Want mensen zullen gebruiken wat voor hen werkt
In de praktijk winnen de gebruikers het altijd van de dominees. Als een gereedschap werkt – of dat nu een smartphone, ChatGPT of een (stoom)trein is – dan wordt het gebruikt. Niet omdat mensen naïef zijn, maar omdat het hun leven praktisch beter maakt. Ook als een instrumenten (nog) niet perfect werkt. Kunstmatige Intelligentie (AI) is daarop geen uitzondering. Voor steeds meer mensen is een AI-taalmodel al een prachtig hulpmiddel in het dagelijks werk. De ongekende groei van de gebruikscijfers bevestigen dat ondubbelzinnig.
En je hoeft niet te snappen hoe het werkt om het te gebruiken
Je hoeft geen elektrotechnicus te zijn om een broodrooster te gebruiken. Niemand weet precies hoe zijn auto werkt – en toch rijdt hij ermee. Dat geldt ook voor AI-tools. De vraag is niet: “Begrijp ik precies hoe het model werkt?”, respectievelijk kunnen die AI-computers nu denken als mensen? Hebben ze een ziel? Kunnen ze (menselijke) creatief zijn? Maar de afweging is uiteindelijk alleen maar: “Helpt het mij vooruit?” De meeste critici lijken vergeten dat een instrument geen filosofisch raadsel hoeft op te lossen om uiteindelijk functioneel te zijn.

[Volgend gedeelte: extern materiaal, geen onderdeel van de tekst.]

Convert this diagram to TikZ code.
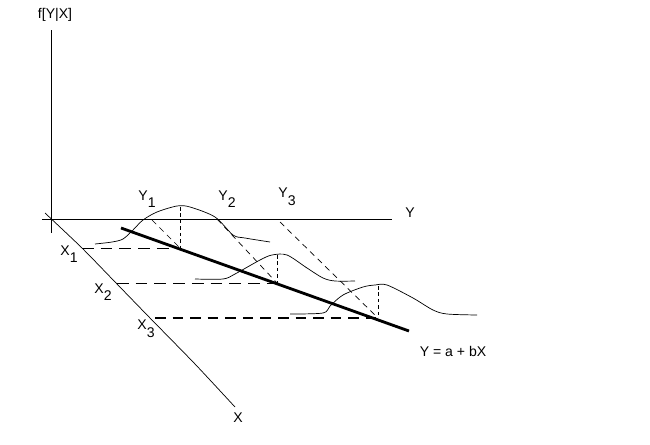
\documentclass[tikz,border=0pt]{standalone}
\usepackage{fontspec}
\setmainfont{Liberation Sans}
\newcommand{\lowidx}[1]{\raisebox{-6.5pt}{#1}}

\begin{document}
\begin{tikzpicture}[x=0.03cm,y=-0.03cm,line width=0.6pt,
  font=\fontsize{12}{14}\selectfont,
  guide/.style={dash pattern=on 10pt off 6pt},
  heavyguide/.style={line width=1.6pt,dash pattern=on 9pt off 6pt},
  drop/.style={dash pattern=on 3pt off 2.5pt},
  slant/.style={dash pattern=on 5pt off 4pt},
  density/.style={smooth,tension=0.5}]
\useasboundingbox (0,0) rectangle (650,444);
% axes
\draw (51,30) -- (51,233);
\draw (42,219) -- (392,219);
\draw plot[smooth,tension=0.4] coordinates {(45,213) (82,248) (117,284) (150,318) (195,364) (235,407)};
\draw (55,15) node {f[Y|X]};
\draw (410,213) node {Y};
\draw (238,418) node {X};
% points on the line
\coordinate (p1) at (180,248);
\coordinate (p2) at (277,283);
\coordinate (p3) at (378,318);
% regression line
\draw[line width=2.4pt] (121,228) -- (409,331);
\draw (453,351) node {Y = a + bX};
% levels of X
\draw[guide] (82,248) -- (p1);
\draw[guide] (117,283) -- (p2);
\draw[heavyguide] (155,318) -- (p3);
\draw (69,254) node {X\lowidx{1}};
\draw (103,292) node {X\lowidx{2}};
\draw (146,329) node {X\lowidx{3}};
% means projected from Y axis
\draw[slant] (152,220) -- (p1);
\draw[slant] (217,219) -- (p2);
\draw[slant] (280,222) -- (p3);
\draw (147,199) node {Y\lowidx{1}};
\draw (227,199) node {Y\lowidx{2}};
\draw (287,197) node {Y\lowidx{3}};
% conditional densities
\draw plot[density] coordinates {(95,244) (112,242) (123,239) (133,230) (143,220) (157,212) (177,206) (190,207) (215,217) (233,235) (245,238) (270,242)};
\draw plot[density] coordinates {(195,279) (223,279) (235,274) (260,260) (272,255) (287,255) (307,268) (323,278) (335,281) (355,281)};
\draw plot[density] coordinates {(290,314) (323,313) (330,306) (343,295) (363,287) (375,285) (387,285) (413,298) (433,310) (447,314) (477,315)};
\draw[drop] (180,207) -- (p1);
\draw[drop] (277,255) -- (p2);
\draw[drop] (378,286) -- (p3);
\end{tikzpicture}
\end{document}
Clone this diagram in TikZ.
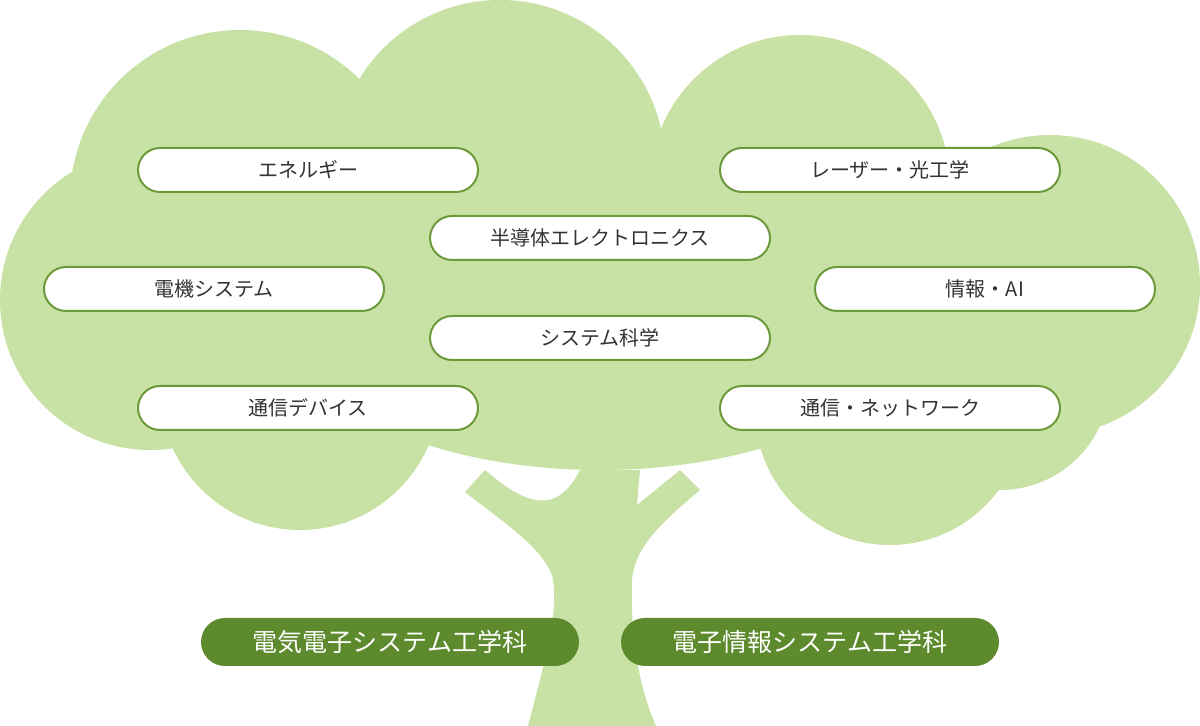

Maar bij discussie rond AI lijkt die logica ineens niet te gelden
Rond AI ontstaan vaak oordelen van een andere orde. Plots zeggen mensen: “Ja maar… het begrijpt niet echt wat het zegt.” Of: “het is toch echt maar een domme machine!”, “Het is geen menselijke intelligentie, dus niet betrouwbaar.”
Maar dat is vreemd. Niemand zegt van een calculator dat die niet “begrijpt” wat optellen is. Toch vertrouwen we blind op zijn uitkomst. Waarom zouden we bij AI dan hogere en vooral anderen eisen willen stellen? Misschien wel om dat het woord ‘intelligentie’ te dicht bij komt bij wat wij beschouwen als de ultieme eigenschap van de mens.
AI is -in biologische zin – niet menselijk – en misschien is dat juist de kracht
De meeste AI-tools zijn niet ontworpen om een mens te vervangen, maar om een taak over te nemen, beter uit te voeren of te ondersteunen. Ze zijn snel, consistent, en beschikbaar. Dat ze (mogelijk?) geen zelfbewustzijn hebben, maakt ze niet zinloos – want bruikbaar. De eis dat AI menselijke intelligentie zou moeten “evenaren” voordat we het serieus nemen, is een misplaatste maatstaf die we ook voor andere uitgevonden instrumenten niet ‘eisen’.
Dus laten we AI beoordelen zoals we elk ander gereedschap beoordelen
We moeten stoppen met het idee dat AI pas nuttig is als het echt menselijk gedrag vertoont, en wie dat als welke deskundigen zal eerst zal moeten bepalen. AI is een gereedschap – geavanceerd, indrukwekkend, maar nog steeds een instrument. En zoals bij elk ander instrument geldt: gebruik het zoals het werkt, wees kritisch als het faalt, maar meet het niet af aan een norm die er niet toe doet.